* Task directions *
Your task is to reproduce, verbatim and without pictures, the lines from the opening of the listing through the line containing "const CAP_HALF = 0.166;".

* Items *
%%
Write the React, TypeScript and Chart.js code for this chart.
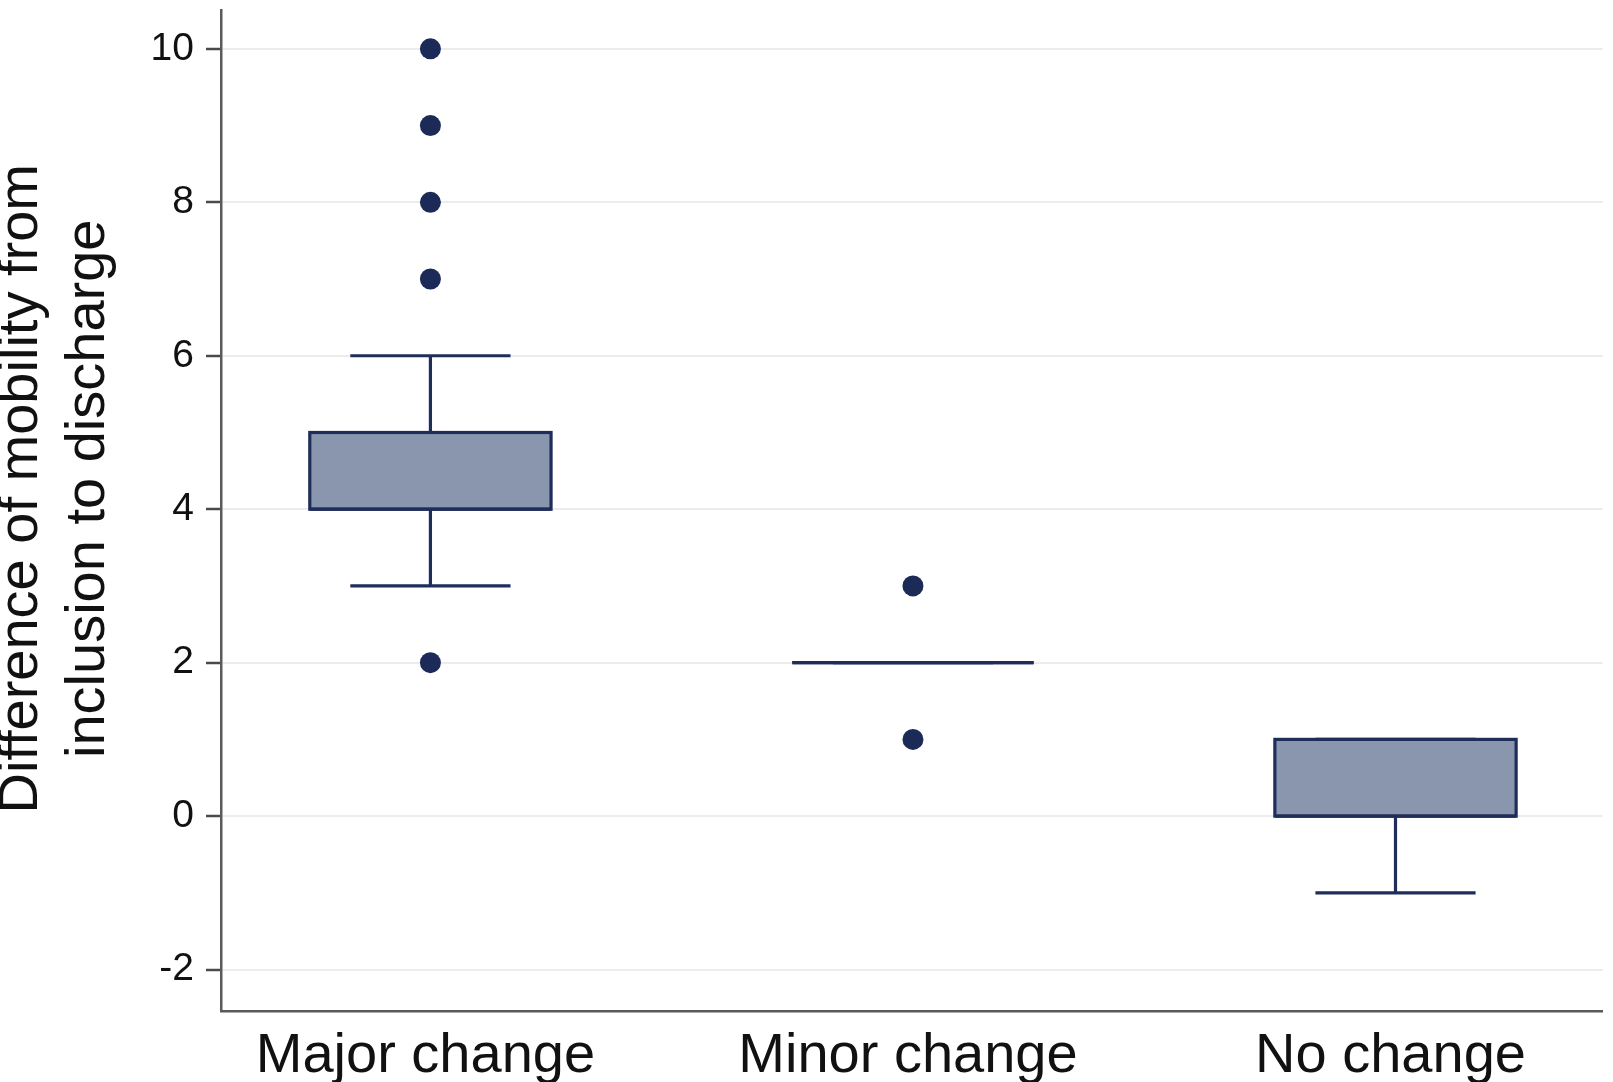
import React, { useEffect, useRef } from "react";
import { Chart, registerables } from "chart.js";

Chart.register(...registerables);

const categories = ["Major change", "Minor change", "No change"];
const whiskerLow = [3, 2, -1];
const q1 = [4, 2, 0];
const median = [4, 2, 0];
const q3 = [5, 2, 1];
const whiskerHigh = [6, 2, 1];
const outliers: number[][] = [[2, 7, 8, 9, 10], [1, 3], []];
const yTicks = [-2, 0, 2, 4, 6, 8, 10];
const yTitle = ["Difference of mobility from", "inclusion to discharge"];

const FONT = "'Liberation Sans', Arial, Helvetica, sans-serif";
const NAVY = "#1f2d5a";
const BOX_FILL = "#8a96ae";
const BOX_HALF = 0.25;
const CAP_HALF = 0.166;

const boxPlugin = {
  id: "boxDraw",
  afterDatasetsDraw(chart: any) {
    const { ctx, scales } = chart;
    const xs = scales.x;
    const ys = scales.y;
    ctx.save();
    ctx.lineWidth = 3.2;
    ctx.strokeStyle = NAVY;
    categories.forEach((_, i) => {
      const c = i + 1;
      const xl = xs.getPixelForValue(c - BOX_HALF);
      const xr = xs.getPixelForValue(c + BOX_HALF);
      const xc = xs.getPixelForValue(c);
      const cl = xs.getPixelForValue(c - CAP_HALF);
      const cr = xs.getPixelForValue(c + CAP_HALF);
      const yq1 = ys.getPixelForValue(q1[i]);
      const yq3 = ys.getPixelForValue(q3[i]);
      const ymed = ys.getPixelForValue(median[i]);
      const ylo = ys.getPixelForValue(whiskerLow[i]);
      const yhi = ys.getPixelForValue(whiskerHigh[i]);
      ctx.beginPath();
      ctx.moveTo(xc, yq1);
      ctx.lineTo(xc, ylo);
      ctx.moveTo(cl, ylo);
      ctx.lineTo(cr, ylo);
      ctx.moveTo(xc, yq3);
      ctx.lineTo(xc, yhi);
      ctx.moveTo(cl, yhi);
      ctx.lineTo(cr, yhi);
      ctx.stroke();
      ctx.fillStyle = BOX_FILL;
      ctx.fillRect(xl, yq3, xr - xl, yq1 - yq3);
      ctx.strokeRect(xl, yq3, xr - xl, yq1 - yq3);
      ctx.beginPath();
      ctx.moveTo(xl, ymed);
      ctx.lineTo(xr, ymed);
      ctx.stroke();
    });
    ctx.restore();
  },
};

const titlePlugin = {
  id: "yTitleDraw",
  afterDraw(chart: any) {
    const { ctx, chartArea } = chart;
    const cy = (chartArea.top + chartArea.bottom) / 2 - 22;
    ctx.save();
    ctx.fillStyle = "#111111";
    ctx.font = `56px ${FONT}`;
    ctx.textAlign = "center";
    ctx.textBaseline = "middle";
    yTitle.forEach((line, i) => {
      ctx.save();
      ctx.translate(22 + i * 67, cy);
      ctx.rotate(-Math.PI / 2);
      ctx.fillText(line, 0, 0);
      ctx.restore();
    });
    ctx.restore();
  },
};

export default function App() {
  const ref = useRef<HTMLCanvasElement | null>(null);
  useEffect(() => {
    if (!ref.current) return;
    const points: { x: number; y: number }[] = [];
    outliers.forEach((arr, i) => arr.forEach((v) => points.push({ x: i + 1, y: v })));
    const chart = new Chart(ref.current, {
      type: "scatter",
      data: {
        datasets: [
          {
            data: points,
            pointRadius: 10.5,
            pointHoverRadius: 10.5,
            pointBackgroundColor: "#1b2a56",
            pointBorderWidth: 0,
            borderColor: "#1b2a56",
          },
        ],
      },
      plugins: [boxPlugin, titlePlugin],
      options: {
        animation: false,
        responsive: false,
        devicePixelRatio: 1,
        events: [],
        layout: { padding: { top: 5, right: 10, left: 0, bottom: 0 } },
        plugins: { legend: { display: false }, tooltip: { enabled: false } },
        scales: {
          x: {
            type: "linear",
            min: 0.566,
            max: 3.429,
            afterFit: (s: any) => {
              s.height = 71;
              s.paddingLeft = 0;
              s.paddingRight = 0;
            },
            afterBuildTicks: (s: any) => {
              s.ticks = categories.map((_, i) => ({ value: i + 1 }));
            },
            ticks: {
              callback: (v: any) => categories[Math.round(Number(v)) - 1] ?? "",
              font: { family: FONT, size: 56 },
              color: "#111111",
              padding: 4,
              labelOffset: -5,
              maxRotation: 0,
              autoSkip: false,
            },
            grid: { display: false },
            border: { display: true, color: "#5a5a5a", width: 2.5 },
          },
          y: {
            min: -2.54,
            max: 10.5,
            afterFit: (s: any) => {
              s.width = 221;
              s.paddingTop = 0;
              s.paddingBottom = 0;
            },
            afterBuildTicks: (s: any) => {
              s.ticks = yTicks.map((v) => ({ value: v }));
            },
            ticks: {
              font: { family: FONT, size: 39 },
              color: "#111111",
              padding: 12,
            },
            grid: {
              color: "#ececec",
              lineWidth: 2,
              tickColor: "#4a4a4a",
              tickLength: 15,
              tickWidth: 2.5,
            },
            border: { display: true, color: "#5a5a5a", width: 2.5 },
          },
        },
      },
    });
    return () => chart.destroy();
  }, []);
  return (
    <div style={{ position: "absolute", left: 0, top: 0, width: 1613, height: 1082, background: "#fff" }}>
      <canvas ref={ref} width={1613} height={1082} />
    </div>
  );
}
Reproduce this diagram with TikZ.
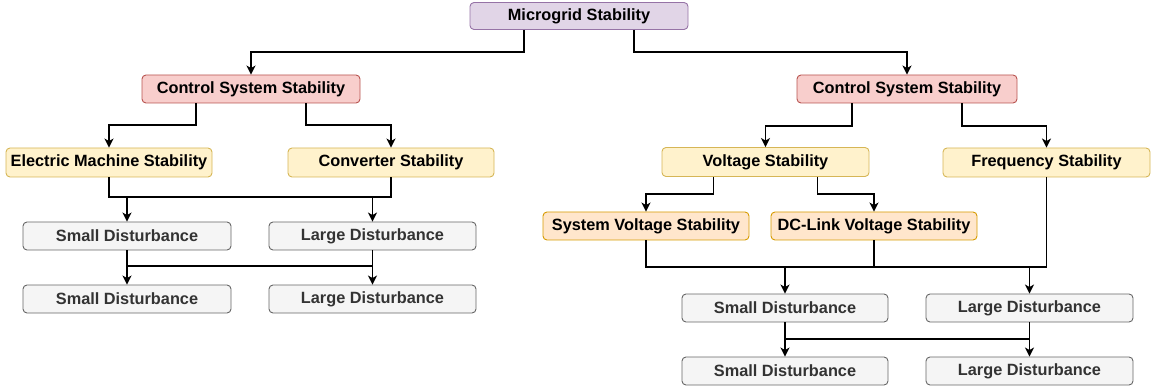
\documentclass[tikz,border=0pt]{standalone}
\usepackage{fontspec}
\setmainfont{Liberation Sans}
\usetikzlibrary{arrows.meta,calc}

\definecolor{purpleFill}{HTML}{E1D5E7}\definecolor{purpleLine}{HTML}{9673A6}
\definecolor{redFill}{HTML}{F8CECC}\definecolor{redLine}{HTML}{B85450}
\definecolor{yellowFill}{HTML}{FFF2CC}\definecolor{yellowLine}{HTML}{D6B656}
\definecolor{orangeFill}{HTML}{FFE6CC}\definecolor{orangeLine}{HTML}{D79B00}
\definecolor{greyFill}{HTML}{F5F5F5}\definecolor{greyLine}{HTML}{666666}
\definecolor{greyText}{HTML}{333333}

\tikzset{
  box/.style={draw, rounded corners=4pt, line width=0.9pt, inner sep=0pt,
    minimum height=28pt, font=\fontsize{16.3}{19}\selectfont\bfseries},
  rootbox/.style={box, fill=purpleFill, draw=purpleLine, minimum height=27pt},
  ctrlbox/.style={box, fill=redFill, draw=redLine},
  kindbox/.style={box, fill=yellowFill, draw=yellowLine, minimum height=29pt},
  subbox/.style={box, fill=orangeFill, draw=orangeLine},
  distbox/.style={box, fill=greyFill, draw=greyLine, text=greyText},
  link/.style={line width=1.8pt, -{Stealth[length=9pt,width=9pt,inset=2.5pt]}},
  bus/.style={line width=1.8pt},
}

\begin{document}
\begin{tikzpicture}[x=1pt, y=-1pt]
\useasboundingbox (0,0) rectangle (1153,387);

% nodes
\node[rootbox, minimum width=218pt] (root) at (579,16) {Microgrid Stability};

\node[ctrlbox, minimum width=218pt] (ctrlL) at (251,89) {Control System Stability};
\node[ctrlbox, minimum width=220pt] (ctrlR) at (907,89) {Control System Stability};

\node[kindbox, minimum width=206pt] (elec) at (109,162.5) {Electric Machine Stability};
\node[kindbox, minimum width=206pt] (conv) at (391,162.5) {Converter Stability};
\node[kindbox, minimum width=207pt] (volt) at (765.5,162) {Voltage Stability};
\node[kindbox, minimum width=207pt] (freq) at (1046.5,162.5) {Frequency Stability};

\node[subbox, minimum width=206pt] (sysv) at (646,226) {System Voltage Stability};
\node[subbox, minimum width=206pt] (dcv) at (874,226) {DC-Link Voltage Stability};

\node[distbox, minimum width=208pt] (sdLa) at (127,236) {Small Disturbance};
\node[distbox, minimum width=207pt] (ldLa) at (372.5,236) {Large Disturbance};
\node[distbox, minimum width=208pt] (sdLb) at (127,299) {Small Disturbance};
\node[distbox, minimum width=207pt] (ldLb) at (372.5,299) {Large Disturbance};

\node[distbox, minimum width=206pt] (sdRa) at (785,308) {Small Disturbance};
\node[distbox, minimum width=207pt] (ldRa) at (1029.5,308) {Large Disturbance};
\node[distbox, minimum width=206pt] (sdRb) at (785,371) {Small Disturbance};
\node[distbox, minimum width=207pt] (ldRb) at (1029.5,371) {Large Disturbance};

% exit points on the lower edges (quarter and three-quarter)
\foreach \n in {root,ctrlL,ctrlR,volt}{
  \coordinate (\n q1) at ($(\n.south west)!0.25!(\n.south east)$);
  \coordinate (\n q3) at ($(\n.south west)!0.75!(\n.south east)$);
}

% root to the two control branches
\draw[link] (rootq1) -- (rootq1 |- 0,52) -| (ctrlL.north);
\draw[link] (rootq3) -- (rootq3 |- 0,52) -| (ctrlR.north);

% left control branch to its two kinds of stability
\draw[link] (ctrlLq1) -- (ctrlLq1 |- 0,125) -| (elec.north);
\draw[link] (ctrlLq3) -- (ctrlLq3 |- 0,125) -| (conv.north);

% right control branch to voltage and frequency
\draw[link] (ctrlRq1) -- (ctrlRq1 |- 0,126) -| (volt.north);
\draw[link] (ctrlRq3) -- (ctrlRq3 |- 0,126) -| (freq.north);

% voltage stability to its two kinds
\draw[link] (voltq1) -- (voltq1 |- 0,194) -| (sysv.north);
\draw[link] (voltq3) -- (voltq3 |- 0,194) -| (dcv.north);

% left side: shared bus into the first disturbance row
\coordinate (busLa) at (0,197);
\draw[bus] (elec.south) -- (elec.south |- busLa) -- (conv.south |- busLa) -- (conv.south);
\draw[link] (sdLa.north |- busLa) -- (sdLa.north);
\draw[link] (ldLa.north |- busLa) -- (ldLa.north);

% left side: shared bus into the second disturbance row
\coordinate (busLb) at (0,266);
\draw[bus] (sdLa.south) -- (sdLa.south |- busLb) -- (ldLa.south |- busLb) -- (ldLa.south);
\draw[link] (sdLb.north |- busLb) -- (sdLb.north);
\draw[link] (ldLb.north |- busLb) -- (ldLb.north);

% right side: shared bus into the first disturbance row
\coordinate (busRa) at (0,267);
\draw[bus] (sysv.south) -- (sysv.south |- busRa) -- (freq.south |- busRa) -- (freq.south);
\draw[bus] (dcv.south) -- (dcv.south |- busRa);
\draw[link] (sdRa.north |- busRa) -- (sdRa.north);
\draw[link] (ldRa.north |- busRa) -- (ldRa.north);

% right side: shared bus into the second disturbance row
\coordinate (busRb) at (0,339);
\draw[bus] (sdRa.south) -- (sdRa.south |- busRb) -- (ldRa.south |- busRb) -- (ldRa.south);
\draw[link] (sdRb.north |- busRb) -- (sdRb.north);
\draw[link] (ldRb.north |- busRb) -- (ldRb.north);
\end{tikzpicture}
\end{document}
%%
* Solution to the exercise *
Write the React, TypeScript and Chart.js code for this chart.
import React, { useEffect, useRef } from "react";
import { Chart, registerables } from "chart.js";

Chart.register(...registerables);

const categories = ["Major change", "Minor change", "No change"];
const whiskerLow = [3, 2, -1];
const q1 = [4, 2, 0];
const median = [4, 2, 0];
const q3 = [5, 2, 1];
const whiskerHigh = [6, 2, 1];
const outliers: number[][] = [[2, 7, 8, 9, 10], [1, 3], []];
const yTicks = [-2, 0, 2, 4, 6, 8, 10];
const yTitle = ["Difference of mobility from", "inclusion to discharge"];

const FONT = "'Liberation Sans', Arial, Helvetica, sans-serif";
const NAVY = "#1f2d5a";
const BOX_FILL = "#8a96ae";
const BOX_HALF = 0.25;
const CAP_HALF = 0.166;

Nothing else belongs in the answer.